### What you have to do
Repeat exactly the lines running from the line that contains "Generate a Python" to the line that contains "ax = fig.add_axes([0.2, 0.121, 0.808, 0.842])"; include both ends and add nothing.

Extracted data entries

★ ★ ★ ★

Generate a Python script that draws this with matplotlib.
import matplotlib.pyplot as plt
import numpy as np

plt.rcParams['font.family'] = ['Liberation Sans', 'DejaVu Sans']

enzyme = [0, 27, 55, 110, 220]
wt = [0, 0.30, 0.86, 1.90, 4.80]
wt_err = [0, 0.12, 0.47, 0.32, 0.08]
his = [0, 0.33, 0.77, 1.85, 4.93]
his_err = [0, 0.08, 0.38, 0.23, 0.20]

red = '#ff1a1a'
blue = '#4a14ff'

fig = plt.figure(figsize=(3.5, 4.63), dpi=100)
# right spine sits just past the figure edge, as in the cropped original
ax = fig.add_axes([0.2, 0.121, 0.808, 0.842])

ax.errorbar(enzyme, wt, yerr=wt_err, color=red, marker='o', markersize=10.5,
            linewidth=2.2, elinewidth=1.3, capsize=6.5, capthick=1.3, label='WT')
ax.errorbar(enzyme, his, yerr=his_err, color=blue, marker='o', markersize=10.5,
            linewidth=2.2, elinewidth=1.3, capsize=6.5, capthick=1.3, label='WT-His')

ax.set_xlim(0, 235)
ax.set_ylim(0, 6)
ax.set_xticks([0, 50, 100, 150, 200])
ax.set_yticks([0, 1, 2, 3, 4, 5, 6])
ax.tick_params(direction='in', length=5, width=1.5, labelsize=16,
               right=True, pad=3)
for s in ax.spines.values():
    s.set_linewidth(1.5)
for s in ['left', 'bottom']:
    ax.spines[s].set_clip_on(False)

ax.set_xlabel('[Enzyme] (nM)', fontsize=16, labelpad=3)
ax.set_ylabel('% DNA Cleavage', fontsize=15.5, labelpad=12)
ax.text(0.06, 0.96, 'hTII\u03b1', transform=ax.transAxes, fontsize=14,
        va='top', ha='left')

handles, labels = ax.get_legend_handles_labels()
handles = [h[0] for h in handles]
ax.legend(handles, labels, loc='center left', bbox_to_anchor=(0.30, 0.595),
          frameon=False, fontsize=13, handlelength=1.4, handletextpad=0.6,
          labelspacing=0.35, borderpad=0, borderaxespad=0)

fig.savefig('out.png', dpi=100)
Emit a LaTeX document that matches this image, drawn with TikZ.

★ ★ ★ ★

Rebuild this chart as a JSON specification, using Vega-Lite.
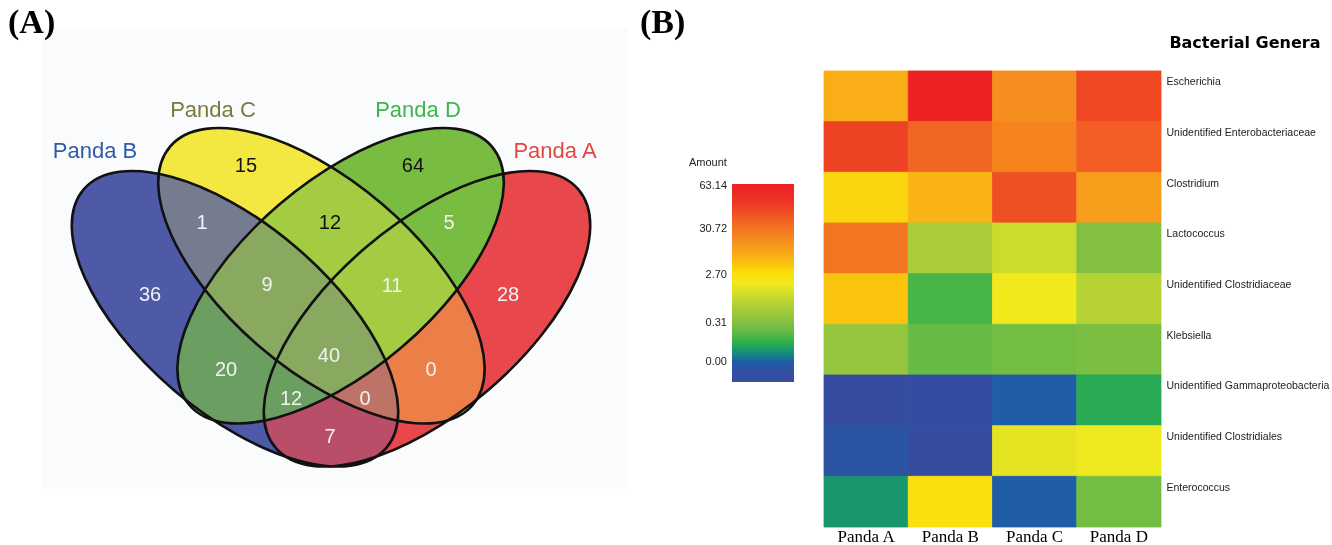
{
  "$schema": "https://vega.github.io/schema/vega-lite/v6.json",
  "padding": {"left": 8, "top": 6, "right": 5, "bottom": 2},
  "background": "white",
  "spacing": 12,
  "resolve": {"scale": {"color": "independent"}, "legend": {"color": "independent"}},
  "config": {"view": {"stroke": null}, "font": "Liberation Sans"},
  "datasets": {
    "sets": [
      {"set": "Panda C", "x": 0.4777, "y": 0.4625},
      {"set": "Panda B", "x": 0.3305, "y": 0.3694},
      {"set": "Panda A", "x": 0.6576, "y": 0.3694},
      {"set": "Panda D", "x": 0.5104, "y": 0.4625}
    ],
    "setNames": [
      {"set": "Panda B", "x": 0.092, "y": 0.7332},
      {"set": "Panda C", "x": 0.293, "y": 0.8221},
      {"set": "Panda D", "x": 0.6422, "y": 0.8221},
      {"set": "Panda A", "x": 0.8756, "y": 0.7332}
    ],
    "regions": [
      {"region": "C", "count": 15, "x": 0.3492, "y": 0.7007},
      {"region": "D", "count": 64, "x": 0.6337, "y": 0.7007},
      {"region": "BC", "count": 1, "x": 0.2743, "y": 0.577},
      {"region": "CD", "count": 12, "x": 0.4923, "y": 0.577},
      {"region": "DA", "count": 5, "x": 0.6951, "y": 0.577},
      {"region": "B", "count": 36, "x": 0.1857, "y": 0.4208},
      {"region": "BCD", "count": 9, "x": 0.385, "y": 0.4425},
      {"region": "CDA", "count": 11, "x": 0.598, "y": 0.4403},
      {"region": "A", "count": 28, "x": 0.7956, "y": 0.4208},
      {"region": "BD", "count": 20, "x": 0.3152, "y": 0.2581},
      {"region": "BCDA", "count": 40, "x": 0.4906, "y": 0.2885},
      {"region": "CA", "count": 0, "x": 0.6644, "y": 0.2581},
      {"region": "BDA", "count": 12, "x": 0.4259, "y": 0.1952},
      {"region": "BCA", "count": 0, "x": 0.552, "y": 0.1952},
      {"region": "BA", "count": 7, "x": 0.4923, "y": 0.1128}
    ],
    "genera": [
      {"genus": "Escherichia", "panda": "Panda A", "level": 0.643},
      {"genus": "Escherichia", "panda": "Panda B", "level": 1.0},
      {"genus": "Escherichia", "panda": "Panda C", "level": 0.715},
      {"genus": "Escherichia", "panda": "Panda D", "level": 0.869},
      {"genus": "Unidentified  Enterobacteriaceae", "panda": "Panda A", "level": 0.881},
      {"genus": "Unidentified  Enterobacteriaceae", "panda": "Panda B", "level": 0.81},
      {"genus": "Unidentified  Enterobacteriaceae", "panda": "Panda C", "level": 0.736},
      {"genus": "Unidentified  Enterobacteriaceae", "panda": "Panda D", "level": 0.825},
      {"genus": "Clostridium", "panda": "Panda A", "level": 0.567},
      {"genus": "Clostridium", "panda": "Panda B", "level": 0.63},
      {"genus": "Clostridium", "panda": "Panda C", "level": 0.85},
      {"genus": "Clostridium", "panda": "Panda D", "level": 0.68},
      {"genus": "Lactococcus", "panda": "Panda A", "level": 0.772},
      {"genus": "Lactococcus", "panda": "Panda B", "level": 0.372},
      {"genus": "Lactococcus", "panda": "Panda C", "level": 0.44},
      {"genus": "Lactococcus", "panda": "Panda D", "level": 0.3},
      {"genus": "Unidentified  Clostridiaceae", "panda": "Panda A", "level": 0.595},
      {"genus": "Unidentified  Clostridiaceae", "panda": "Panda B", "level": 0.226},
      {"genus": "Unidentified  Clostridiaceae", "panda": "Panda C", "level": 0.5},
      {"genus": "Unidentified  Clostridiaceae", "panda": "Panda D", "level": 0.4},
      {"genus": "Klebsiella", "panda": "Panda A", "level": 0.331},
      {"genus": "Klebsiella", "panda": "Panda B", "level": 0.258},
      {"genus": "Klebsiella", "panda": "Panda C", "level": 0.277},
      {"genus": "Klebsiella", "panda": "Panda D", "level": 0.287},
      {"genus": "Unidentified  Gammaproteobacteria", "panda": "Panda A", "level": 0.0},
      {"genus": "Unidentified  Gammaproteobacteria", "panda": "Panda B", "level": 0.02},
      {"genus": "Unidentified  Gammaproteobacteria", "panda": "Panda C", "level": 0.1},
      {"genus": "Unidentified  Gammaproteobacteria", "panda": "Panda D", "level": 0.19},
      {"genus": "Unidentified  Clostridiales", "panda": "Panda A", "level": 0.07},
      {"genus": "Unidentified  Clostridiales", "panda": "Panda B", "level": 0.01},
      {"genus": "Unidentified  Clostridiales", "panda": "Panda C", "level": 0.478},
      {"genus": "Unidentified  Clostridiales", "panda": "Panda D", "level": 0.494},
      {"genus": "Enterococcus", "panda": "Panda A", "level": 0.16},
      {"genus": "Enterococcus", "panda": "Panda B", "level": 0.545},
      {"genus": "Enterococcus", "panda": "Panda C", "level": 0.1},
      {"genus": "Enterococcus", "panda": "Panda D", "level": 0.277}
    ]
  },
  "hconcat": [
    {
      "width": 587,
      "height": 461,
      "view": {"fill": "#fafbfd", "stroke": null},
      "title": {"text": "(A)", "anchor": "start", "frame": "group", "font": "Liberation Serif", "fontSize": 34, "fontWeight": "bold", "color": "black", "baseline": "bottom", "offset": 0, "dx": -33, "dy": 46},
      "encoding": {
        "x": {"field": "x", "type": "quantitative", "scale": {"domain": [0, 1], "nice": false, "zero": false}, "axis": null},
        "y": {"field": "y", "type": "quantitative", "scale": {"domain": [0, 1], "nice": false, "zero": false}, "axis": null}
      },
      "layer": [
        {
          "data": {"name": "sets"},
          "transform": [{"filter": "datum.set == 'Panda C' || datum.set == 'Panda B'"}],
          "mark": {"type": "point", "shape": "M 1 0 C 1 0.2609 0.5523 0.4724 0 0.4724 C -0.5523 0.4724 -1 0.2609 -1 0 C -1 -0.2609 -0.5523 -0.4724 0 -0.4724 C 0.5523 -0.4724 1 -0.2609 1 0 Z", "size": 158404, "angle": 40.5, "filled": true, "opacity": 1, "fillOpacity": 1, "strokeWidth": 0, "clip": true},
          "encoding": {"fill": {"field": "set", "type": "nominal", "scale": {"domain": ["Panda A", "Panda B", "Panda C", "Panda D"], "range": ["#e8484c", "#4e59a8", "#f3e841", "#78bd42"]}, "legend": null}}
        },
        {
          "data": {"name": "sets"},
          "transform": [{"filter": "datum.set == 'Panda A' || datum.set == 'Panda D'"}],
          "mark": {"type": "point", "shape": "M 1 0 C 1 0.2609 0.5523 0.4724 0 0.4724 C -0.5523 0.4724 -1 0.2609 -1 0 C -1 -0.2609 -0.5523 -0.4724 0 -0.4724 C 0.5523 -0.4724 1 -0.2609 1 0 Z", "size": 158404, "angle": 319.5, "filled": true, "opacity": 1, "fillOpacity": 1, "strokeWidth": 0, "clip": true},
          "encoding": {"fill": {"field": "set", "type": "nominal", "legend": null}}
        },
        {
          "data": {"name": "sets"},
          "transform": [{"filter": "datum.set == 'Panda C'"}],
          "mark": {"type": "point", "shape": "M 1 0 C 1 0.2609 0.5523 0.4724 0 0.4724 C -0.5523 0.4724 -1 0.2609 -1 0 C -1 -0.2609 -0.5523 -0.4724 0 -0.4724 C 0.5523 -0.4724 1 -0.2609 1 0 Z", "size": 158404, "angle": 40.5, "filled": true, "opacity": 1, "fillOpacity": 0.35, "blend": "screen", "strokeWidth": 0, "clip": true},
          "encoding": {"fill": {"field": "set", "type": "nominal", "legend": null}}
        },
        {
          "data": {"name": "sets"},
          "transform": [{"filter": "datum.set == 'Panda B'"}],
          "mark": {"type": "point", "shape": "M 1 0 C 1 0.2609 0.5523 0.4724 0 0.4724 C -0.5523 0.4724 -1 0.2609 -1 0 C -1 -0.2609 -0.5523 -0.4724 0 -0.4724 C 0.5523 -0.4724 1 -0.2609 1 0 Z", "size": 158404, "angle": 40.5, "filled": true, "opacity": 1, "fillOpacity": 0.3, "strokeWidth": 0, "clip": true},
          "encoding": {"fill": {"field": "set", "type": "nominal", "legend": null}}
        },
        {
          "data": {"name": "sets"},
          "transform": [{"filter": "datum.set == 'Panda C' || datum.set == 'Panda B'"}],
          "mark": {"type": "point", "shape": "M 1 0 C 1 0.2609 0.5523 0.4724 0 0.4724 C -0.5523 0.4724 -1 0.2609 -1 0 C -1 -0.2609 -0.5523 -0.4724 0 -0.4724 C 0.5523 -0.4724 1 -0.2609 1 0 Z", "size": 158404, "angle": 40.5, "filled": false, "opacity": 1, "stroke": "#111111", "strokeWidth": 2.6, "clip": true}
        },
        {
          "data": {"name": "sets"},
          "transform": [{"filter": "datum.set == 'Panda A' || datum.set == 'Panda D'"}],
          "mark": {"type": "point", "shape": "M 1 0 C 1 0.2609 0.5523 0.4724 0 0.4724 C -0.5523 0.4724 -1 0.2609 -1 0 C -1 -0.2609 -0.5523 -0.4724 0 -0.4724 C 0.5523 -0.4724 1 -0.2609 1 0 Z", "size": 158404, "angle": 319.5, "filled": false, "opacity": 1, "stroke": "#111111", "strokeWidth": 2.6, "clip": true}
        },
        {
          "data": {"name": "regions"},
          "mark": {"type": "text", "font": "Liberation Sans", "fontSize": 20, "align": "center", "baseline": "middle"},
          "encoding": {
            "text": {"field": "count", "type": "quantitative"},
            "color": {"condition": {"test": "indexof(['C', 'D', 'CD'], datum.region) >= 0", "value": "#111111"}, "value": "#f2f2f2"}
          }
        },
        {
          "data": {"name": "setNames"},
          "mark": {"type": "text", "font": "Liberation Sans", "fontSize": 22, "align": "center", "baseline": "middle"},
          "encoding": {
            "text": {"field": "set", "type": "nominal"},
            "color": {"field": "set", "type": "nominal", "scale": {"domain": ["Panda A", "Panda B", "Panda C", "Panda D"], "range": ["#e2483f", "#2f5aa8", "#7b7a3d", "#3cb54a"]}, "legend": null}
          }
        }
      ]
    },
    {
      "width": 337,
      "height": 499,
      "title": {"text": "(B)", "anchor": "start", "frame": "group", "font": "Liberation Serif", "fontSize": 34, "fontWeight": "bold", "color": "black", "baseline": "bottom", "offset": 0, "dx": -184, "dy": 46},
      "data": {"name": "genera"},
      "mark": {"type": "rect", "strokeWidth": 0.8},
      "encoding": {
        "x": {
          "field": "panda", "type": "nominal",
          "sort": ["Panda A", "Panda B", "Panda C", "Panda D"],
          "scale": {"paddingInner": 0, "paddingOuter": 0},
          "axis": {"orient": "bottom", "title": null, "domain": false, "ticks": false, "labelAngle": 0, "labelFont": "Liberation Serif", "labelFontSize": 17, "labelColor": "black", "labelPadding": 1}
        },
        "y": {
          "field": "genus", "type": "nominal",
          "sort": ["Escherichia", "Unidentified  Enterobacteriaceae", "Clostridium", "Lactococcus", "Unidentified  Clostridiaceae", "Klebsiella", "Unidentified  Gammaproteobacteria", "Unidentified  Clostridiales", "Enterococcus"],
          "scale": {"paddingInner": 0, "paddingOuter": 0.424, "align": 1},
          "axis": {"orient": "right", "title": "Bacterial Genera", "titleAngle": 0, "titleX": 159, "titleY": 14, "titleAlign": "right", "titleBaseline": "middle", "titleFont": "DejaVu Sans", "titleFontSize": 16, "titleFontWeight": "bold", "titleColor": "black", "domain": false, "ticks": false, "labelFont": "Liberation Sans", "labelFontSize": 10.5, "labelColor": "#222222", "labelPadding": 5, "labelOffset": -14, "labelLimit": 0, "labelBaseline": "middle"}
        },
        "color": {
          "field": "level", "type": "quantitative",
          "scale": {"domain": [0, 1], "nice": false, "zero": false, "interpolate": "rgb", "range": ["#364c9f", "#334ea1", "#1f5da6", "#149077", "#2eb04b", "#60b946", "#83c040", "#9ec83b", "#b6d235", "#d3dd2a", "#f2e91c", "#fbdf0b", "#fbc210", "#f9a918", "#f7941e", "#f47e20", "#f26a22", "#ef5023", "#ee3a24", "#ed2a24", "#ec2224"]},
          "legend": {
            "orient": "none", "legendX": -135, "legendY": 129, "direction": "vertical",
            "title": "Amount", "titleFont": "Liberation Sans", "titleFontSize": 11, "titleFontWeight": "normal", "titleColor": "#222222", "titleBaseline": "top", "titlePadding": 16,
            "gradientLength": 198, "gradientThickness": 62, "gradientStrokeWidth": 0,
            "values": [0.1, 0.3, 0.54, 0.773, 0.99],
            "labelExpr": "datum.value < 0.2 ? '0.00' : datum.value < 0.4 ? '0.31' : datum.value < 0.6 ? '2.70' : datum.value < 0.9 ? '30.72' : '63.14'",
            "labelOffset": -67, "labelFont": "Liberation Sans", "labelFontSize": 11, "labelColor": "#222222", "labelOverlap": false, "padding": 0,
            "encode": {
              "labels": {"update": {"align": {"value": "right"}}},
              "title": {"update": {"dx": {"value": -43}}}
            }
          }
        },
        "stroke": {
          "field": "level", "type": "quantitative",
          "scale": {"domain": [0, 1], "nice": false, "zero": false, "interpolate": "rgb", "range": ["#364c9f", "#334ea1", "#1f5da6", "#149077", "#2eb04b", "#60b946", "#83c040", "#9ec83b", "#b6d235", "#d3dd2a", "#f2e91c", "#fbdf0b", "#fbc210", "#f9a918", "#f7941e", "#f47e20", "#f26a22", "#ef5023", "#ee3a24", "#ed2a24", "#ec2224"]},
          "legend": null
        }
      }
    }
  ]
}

★ ★ ★ ★

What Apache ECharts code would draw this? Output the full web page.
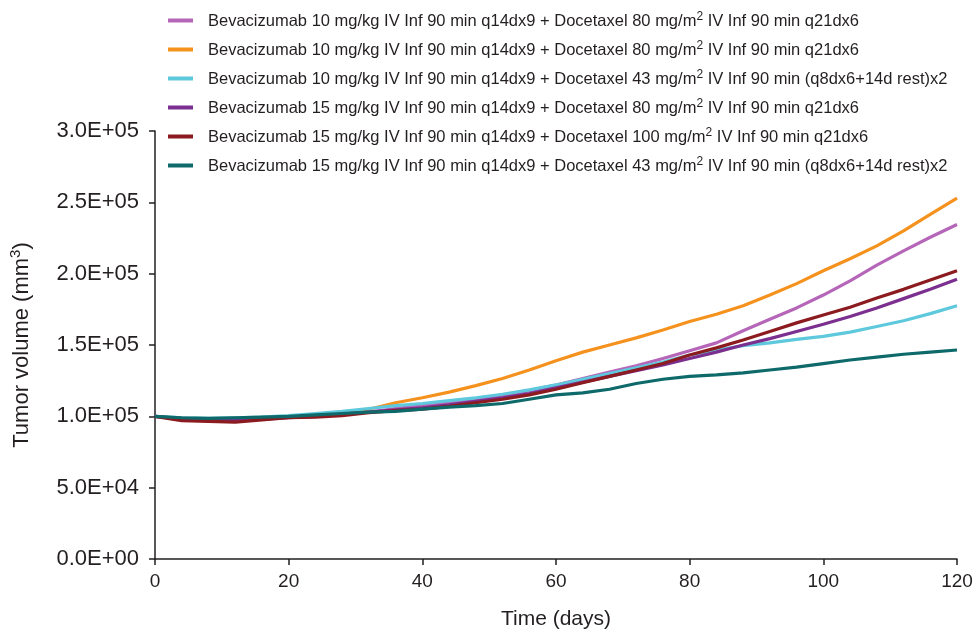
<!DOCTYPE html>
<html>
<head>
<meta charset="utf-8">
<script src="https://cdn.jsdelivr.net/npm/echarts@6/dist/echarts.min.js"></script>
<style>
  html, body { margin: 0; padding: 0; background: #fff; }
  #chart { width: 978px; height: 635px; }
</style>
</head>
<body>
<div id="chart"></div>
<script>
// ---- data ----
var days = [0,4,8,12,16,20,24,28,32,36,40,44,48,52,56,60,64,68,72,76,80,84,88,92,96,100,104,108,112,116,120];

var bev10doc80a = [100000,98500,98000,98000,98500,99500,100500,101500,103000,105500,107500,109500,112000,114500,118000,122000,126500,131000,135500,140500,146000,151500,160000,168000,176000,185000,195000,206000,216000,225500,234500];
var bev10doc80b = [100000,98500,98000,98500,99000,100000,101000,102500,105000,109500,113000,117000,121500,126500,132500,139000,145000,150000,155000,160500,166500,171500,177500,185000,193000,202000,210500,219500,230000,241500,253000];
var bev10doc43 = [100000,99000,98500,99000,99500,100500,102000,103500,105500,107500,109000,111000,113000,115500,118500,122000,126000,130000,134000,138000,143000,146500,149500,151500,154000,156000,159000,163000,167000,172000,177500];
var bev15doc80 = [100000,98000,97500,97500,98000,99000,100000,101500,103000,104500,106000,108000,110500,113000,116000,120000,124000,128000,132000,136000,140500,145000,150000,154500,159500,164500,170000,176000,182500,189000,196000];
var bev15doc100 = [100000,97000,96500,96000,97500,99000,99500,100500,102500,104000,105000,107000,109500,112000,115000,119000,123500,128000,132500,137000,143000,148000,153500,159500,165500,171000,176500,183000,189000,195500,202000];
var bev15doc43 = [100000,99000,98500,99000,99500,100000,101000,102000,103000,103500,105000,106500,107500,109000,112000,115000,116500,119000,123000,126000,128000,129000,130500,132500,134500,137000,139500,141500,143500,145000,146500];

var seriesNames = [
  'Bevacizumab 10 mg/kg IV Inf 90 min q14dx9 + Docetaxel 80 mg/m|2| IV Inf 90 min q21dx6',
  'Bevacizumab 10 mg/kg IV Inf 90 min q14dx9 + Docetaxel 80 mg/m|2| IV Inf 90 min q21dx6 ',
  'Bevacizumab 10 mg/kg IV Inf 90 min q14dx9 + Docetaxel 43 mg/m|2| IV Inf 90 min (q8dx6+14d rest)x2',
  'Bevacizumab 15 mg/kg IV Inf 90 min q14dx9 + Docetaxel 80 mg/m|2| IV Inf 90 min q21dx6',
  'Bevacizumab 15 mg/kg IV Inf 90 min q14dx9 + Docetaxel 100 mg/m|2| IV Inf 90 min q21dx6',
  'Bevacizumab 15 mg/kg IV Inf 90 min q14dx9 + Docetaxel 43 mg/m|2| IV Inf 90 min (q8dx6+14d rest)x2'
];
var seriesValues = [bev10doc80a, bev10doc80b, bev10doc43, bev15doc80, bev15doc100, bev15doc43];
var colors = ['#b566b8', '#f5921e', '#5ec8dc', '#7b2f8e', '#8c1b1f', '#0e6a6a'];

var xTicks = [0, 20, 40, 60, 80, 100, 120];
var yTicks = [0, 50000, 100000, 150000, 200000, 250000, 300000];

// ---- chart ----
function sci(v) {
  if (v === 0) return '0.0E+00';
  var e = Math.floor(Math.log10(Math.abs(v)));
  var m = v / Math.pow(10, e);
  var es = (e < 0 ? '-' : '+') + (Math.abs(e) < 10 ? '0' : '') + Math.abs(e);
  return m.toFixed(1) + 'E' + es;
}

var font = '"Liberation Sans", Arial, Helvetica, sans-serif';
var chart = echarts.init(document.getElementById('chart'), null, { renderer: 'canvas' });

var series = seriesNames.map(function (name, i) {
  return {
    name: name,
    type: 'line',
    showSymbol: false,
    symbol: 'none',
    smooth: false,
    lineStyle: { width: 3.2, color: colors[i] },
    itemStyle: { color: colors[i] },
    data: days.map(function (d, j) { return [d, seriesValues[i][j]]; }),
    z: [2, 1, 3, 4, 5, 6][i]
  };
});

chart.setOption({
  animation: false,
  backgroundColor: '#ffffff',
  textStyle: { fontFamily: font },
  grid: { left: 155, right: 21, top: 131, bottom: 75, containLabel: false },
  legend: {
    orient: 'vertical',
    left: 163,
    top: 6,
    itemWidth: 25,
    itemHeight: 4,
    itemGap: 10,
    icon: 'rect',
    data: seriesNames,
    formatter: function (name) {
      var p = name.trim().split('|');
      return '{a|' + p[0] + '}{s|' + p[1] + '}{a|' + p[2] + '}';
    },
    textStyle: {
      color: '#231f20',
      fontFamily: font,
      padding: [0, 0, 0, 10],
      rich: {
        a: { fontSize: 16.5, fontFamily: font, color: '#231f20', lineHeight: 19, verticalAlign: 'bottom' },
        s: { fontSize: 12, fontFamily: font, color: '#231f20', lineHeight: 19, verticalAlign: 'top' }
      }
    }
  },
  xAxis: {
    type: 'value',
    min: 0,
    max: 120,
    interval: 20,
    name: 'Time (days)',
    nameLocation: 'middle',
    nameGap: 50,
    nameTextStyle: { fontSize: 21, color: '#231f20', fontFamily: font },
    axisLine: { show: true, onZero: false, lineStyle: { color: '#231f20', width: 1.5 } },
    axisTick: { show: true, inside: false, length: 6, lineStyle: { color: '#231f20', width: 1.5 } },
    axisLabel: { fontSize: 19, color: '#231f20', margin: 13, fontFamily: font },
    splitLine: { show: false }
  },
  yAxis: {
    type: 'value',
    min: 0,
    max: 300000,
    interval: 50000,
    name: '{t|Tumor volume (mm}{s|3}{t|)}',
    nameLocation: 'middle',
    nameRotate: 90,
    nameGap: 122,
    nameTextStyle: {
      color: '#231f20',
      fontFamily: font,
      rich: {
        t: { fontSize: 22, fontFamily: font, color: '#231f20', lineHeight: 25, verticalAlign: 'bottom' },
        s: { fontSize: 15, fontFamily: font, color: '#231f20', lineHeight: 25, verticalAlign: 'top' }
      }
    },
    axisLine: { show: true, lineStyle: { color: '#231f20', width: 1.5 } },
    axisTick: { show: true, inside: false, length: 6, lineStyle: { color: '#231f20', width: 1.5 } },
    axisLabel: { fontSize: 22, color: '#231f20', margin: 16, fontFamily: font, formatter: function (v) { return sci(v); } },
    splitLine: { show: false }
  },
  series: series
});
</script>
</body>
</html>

★ ★ ★ ★

### Answer to this task
Generate a Python script that draws this with matplotlib.
import matplotlib.pyplot as plt
import numpy as np

plt.rcParams['font.family'] = ['Liberation Sans', 'DejaVu Sans']

enzyme = [0, 27, 55, 110, 220]
wt = [0, 0.30, 0.86, 1.90, 4.80]
wt_err = [0, 0.12, 0.47, 0.32, 0.08]
his = [0, 0.33, 0.77, 1.85, 4.93]
his_err = [0, 0.08, 0.38, 0.23, 0.20]

red = '#ff1a1a'
blue = '#4a14ff'

fig = plt.figure(figsize=(3.5, 4.63), dpi=100)
# right spine sits just past the figure edge, as in the cropped original
ax = fig.add_axes([0.2, 0.121, 0.808, 0.842])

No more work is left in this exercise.